16.     Quarter of Kiev: pay is OK roughly thereabouts – in these? KOPIYKAS (K + anag., & lit.)  The preferred spelling ‘Kyiv’ might have given Azed an even better & lit. opportunity. The question mark is well merited, since kopiykas, at 100 to the hryvna, itself worth about 4p today, wouldn’t be all that OK in a pay packet.

17.     An offer  PROPOSAL  Azed, and almost everyone else, could be forgiven for forgetting that PROPOSAL was set by Ximenes as a competition word in 1959. Many of the clues from that time are concerned the desirability of marriage to women and its cost to men.

23.     The old lose thread? Quite a lot by the sound of it  LEESE (‘leas’)  Dr Watson assumed initially the thread’s length is measured in that favourite cruciverbal unit of distance, the Chinese li, but it’s far more likely that the homophone is lea3, a yarn measure of between 80 and 300 yards.

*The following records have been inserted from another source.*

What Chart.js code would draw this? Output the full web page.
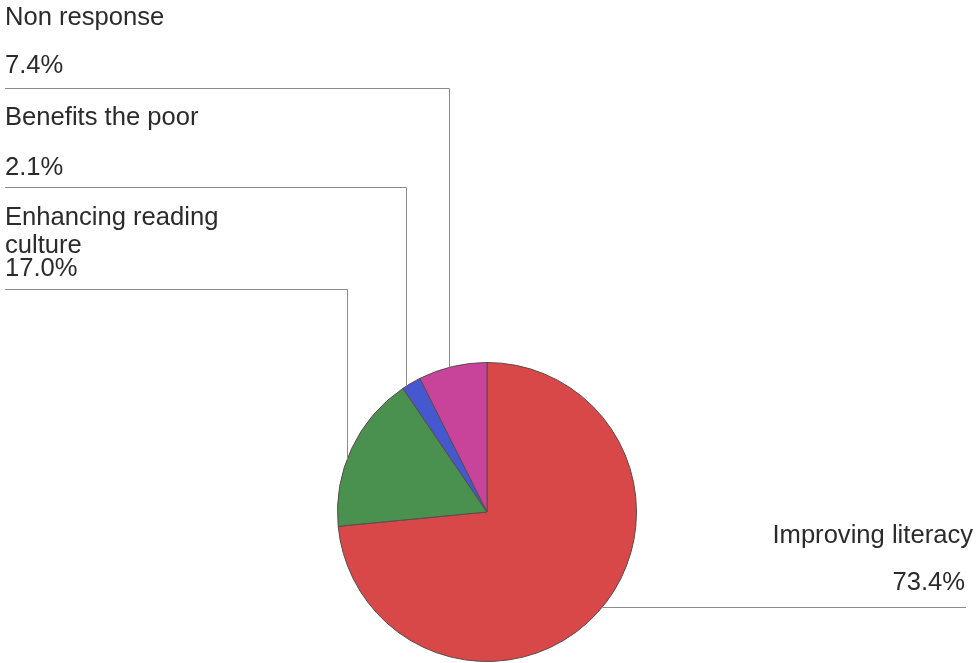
<!DOCTYPE html>
<html>
<head>
<meta charset="utf-8">
<script src="https://cdn.jsdelivr.net/npm/chart.js@4/dist/chart.umd.min.js"></script>
<style>
  body { margin: 0; background: #ffffff; }
  #wrap { width: 979px; height: 663px; }
</style>
</head>
<body>
<div id="wrap"><canvas id="pie" width="979" height="663"></canvas></div>
<script>
// slice data, clockwise from 12 o'clock
const categories = [
    ['Improving literacy'],
    ['Enhancing reading', 'culture'],
    ['Benefits the poor'],
    ['Non response']
];
const shares = [73.4, 17.0, 2.1, 7.4];
const sliceColors = ['#d84848', '#4a9150', '#4658d0', '#c8449a'];

// where each callout sits: text block + elbow of the leader line
const callouts = [
    { side: 'right', textX: 973, pctX: 965, nameY: [543], pctY: 590, lineY: 607, lineEnd: 966 },
    { side: 'left', nameY: [225, 253], pctY: 276, lineY: 289, elbowX: 347 },
    { side: 'left', nameY: [125], pctY: 175, lineY: 187, elbowX: 406 },
    { side: 'left', nameY: [25], pctY: 73, lineY: 88, elbowX: 449 }
];

const calloutPlugin = {
    id: 'callouts',
    afterDraw(chart) {
        const ctx = chart.ctx;
        const arcs = chart.getDatasetMeta(0).data;
        const cx = arcs[0].x, cy = arcs[0].y, r = arcs[0].outerRadius;
        ctx.save();
        ctx.font = '25.6px "Liberation Sans", Arial, sans-serif';
        ctx.fillStyle = '#2b2b2b';
        ctx.textBaseline = 'alphabetic';
        ctx.strokeStyle = '#8c8c8c';
        ctx.lineWidth = 1;

        callouts.forEach((c, i) => {
            const pct = shares[i].toFixed(1) + '%';
            if (c.side === 'left') {
                ctx.textAlign = 'left';
                categories[i].forEach((t, k) => ctx.fillText(t, 5, c.nameY[k]));
                ctx.fillText(pct, 5, c.pctY);
                // leader: across, then down until it meets the rim
                const dx = c.elbowX - cx;
                const yHit = cy - Math.sqrt(Math.max(r * r - dx * dx, 0));
                ctx.beginPath();
                ctx.moveTo(5, c.lineY + 0.5);
                ctx.lineTo(c.elbowX + 0.5, c.lineY + 0.5);
                ctx.lineTo(c.elbowX + 0.5, yHit);
                ctx.stroke();
            } else {
                ctx.textAlign = 'right';
                categories[i].forEach((t, k) => ctx.fillText(t, c.textX, c.nameY[k]));
                ctx.fillText(pct, c.pctX, c.pctY);
                const dy = c.lineY - cy;
                const xHit = cx + Math.sqrt(Math.max(r * r - dy * dy, 0));
                ctx.beginPath();
                ctx.moveTo(xHit, c.lineY + 0.5);
                ctx.lineTo(c.lineEnd, c.lineY + 0.5);
                ctx.stroke();
            }
        });
        ctx.restore();
    }
};

new Chart(document.getElementById('pie'), {
    type: 'pie',
    data: {
        labels: categories.map(c => c.join(' ')),
        datasets: [{
            data: shares,
            backgroundColor: sliceColors,
            borderColor: '#5a4a4a',
            borderWidth: 1
        }]
    },
    options: {
        responsive: false,
        animation: false,
        layout: { padding: { top: 362, bottom: 1, left: 337, right: 342 } },
        plugins: {
            legend: { display: false },
            tooltip: { enabled: false }
        }
    },
    plugins: [calloutPlugin]
});
</script>
</body>
</html>
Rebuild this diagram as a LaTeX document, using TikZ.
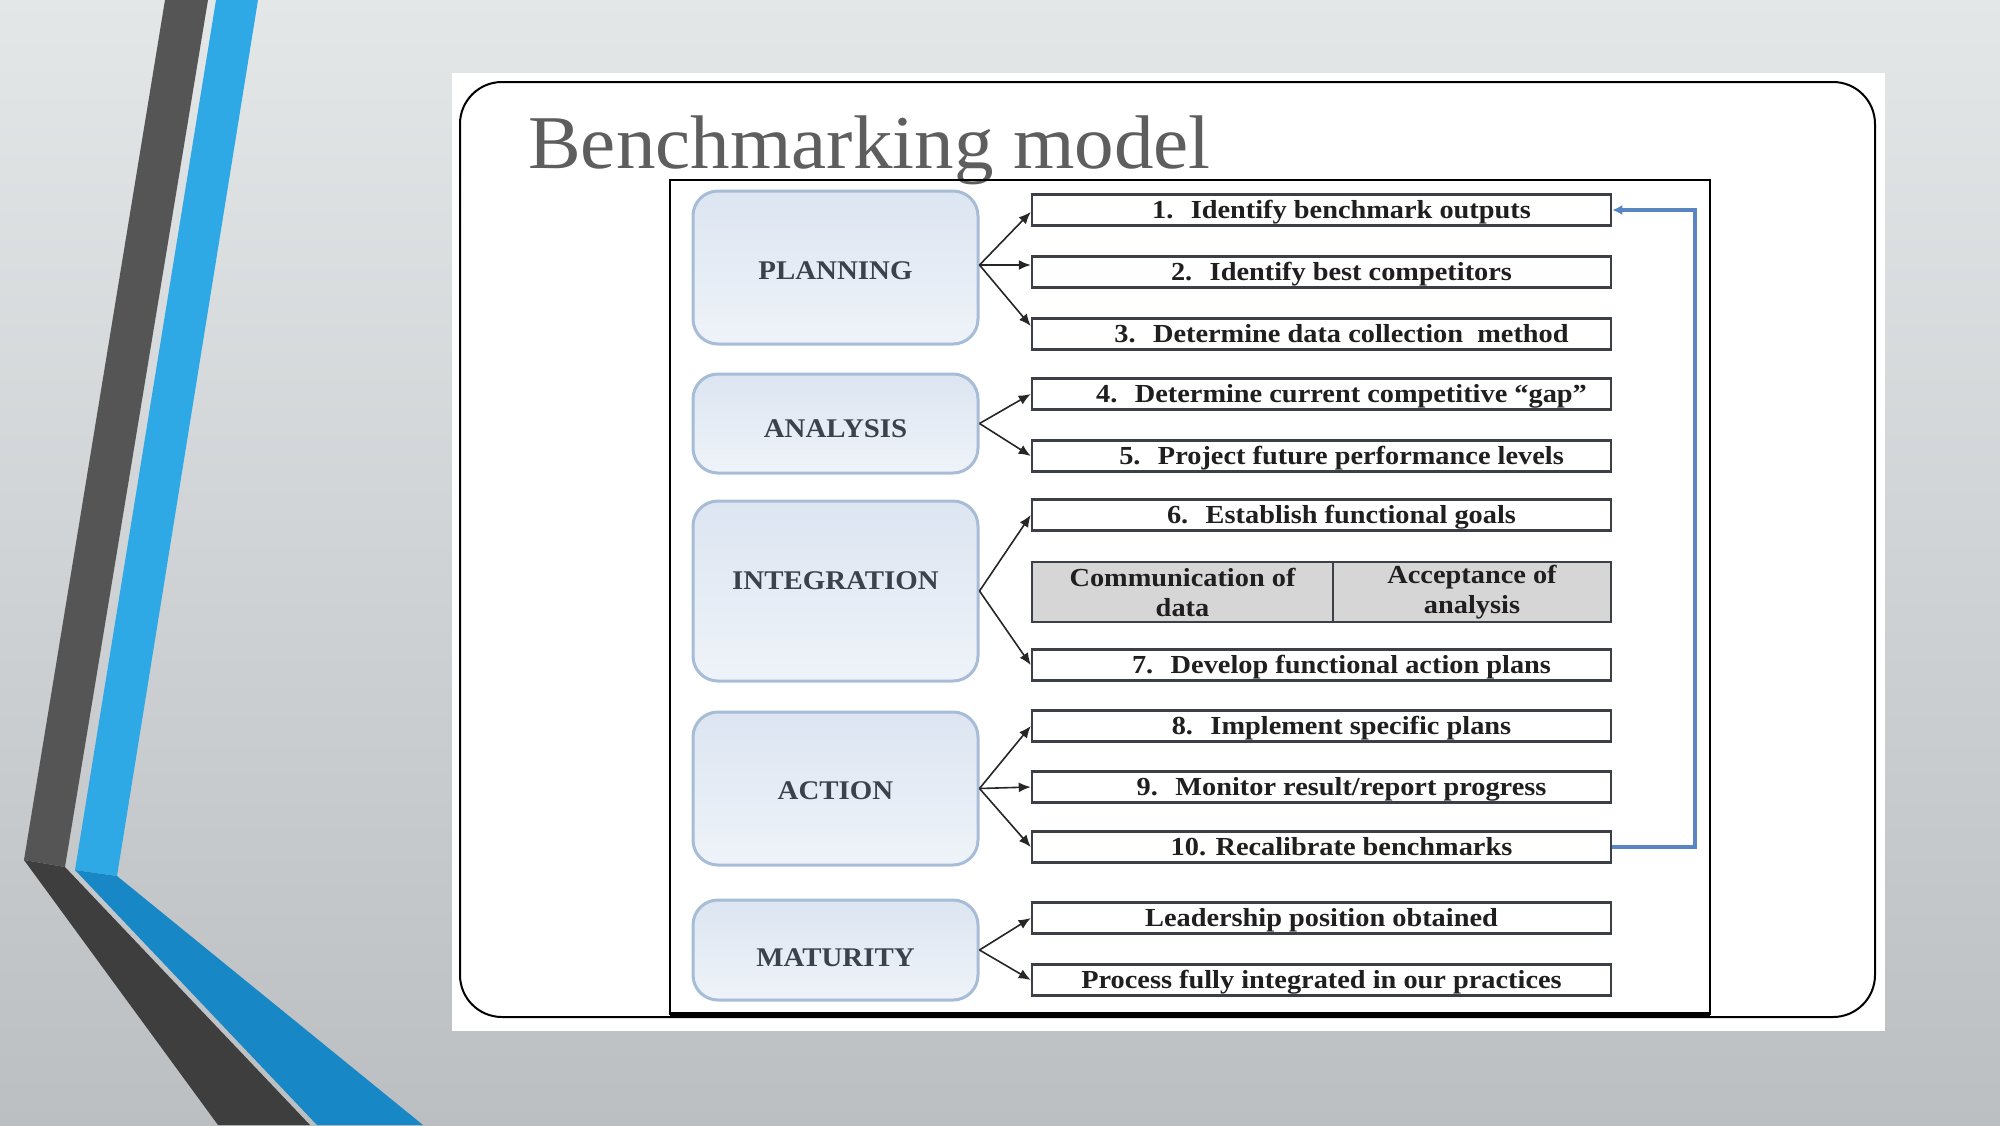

21.     What Scots masochist enjoys, mistress holding end of  flail?  LALDY (l in lady)  Fifty Shades of Muriel Gray, perhaps? A laldy is some sort of thrashing meted out as punishment.

 

Other solutions:

Across:  1. PATIBLE (bit, rev., in pale);  10. ACROTERIAL (anag. inc. l);  11. TONK (knot, rev.);  14. CHIBOUK (BO U in anag.);  15. HAWKIT (hawk it);  17. PAPIST (p I in past);  19. PORTANCE (anag.);  24. PASTEL (a in anag.);  29. STOKED (OK in sted);  31. EMBASSADOR (anag.);  32. ROOSE (0 in rose).

Down:  1. POTCH (hidden);  2. ALOHA SHIRT (lo hash in airt);  3. TANIWHA (ani in anag.);  5. LOCUTORY (o cut in lory);  7. TRESPASS (sap, rev., in tress);  8. RIEM (hidden);  9. PLOUTER (anag.);  13. DISCRETIVE (disc + vite, rev., in re2);  18. SCORSER (corse in s r);  20. NUTTERS (2 mngs.);  26. GOBO (B in goo);  28. SODA (do, rev., in SA).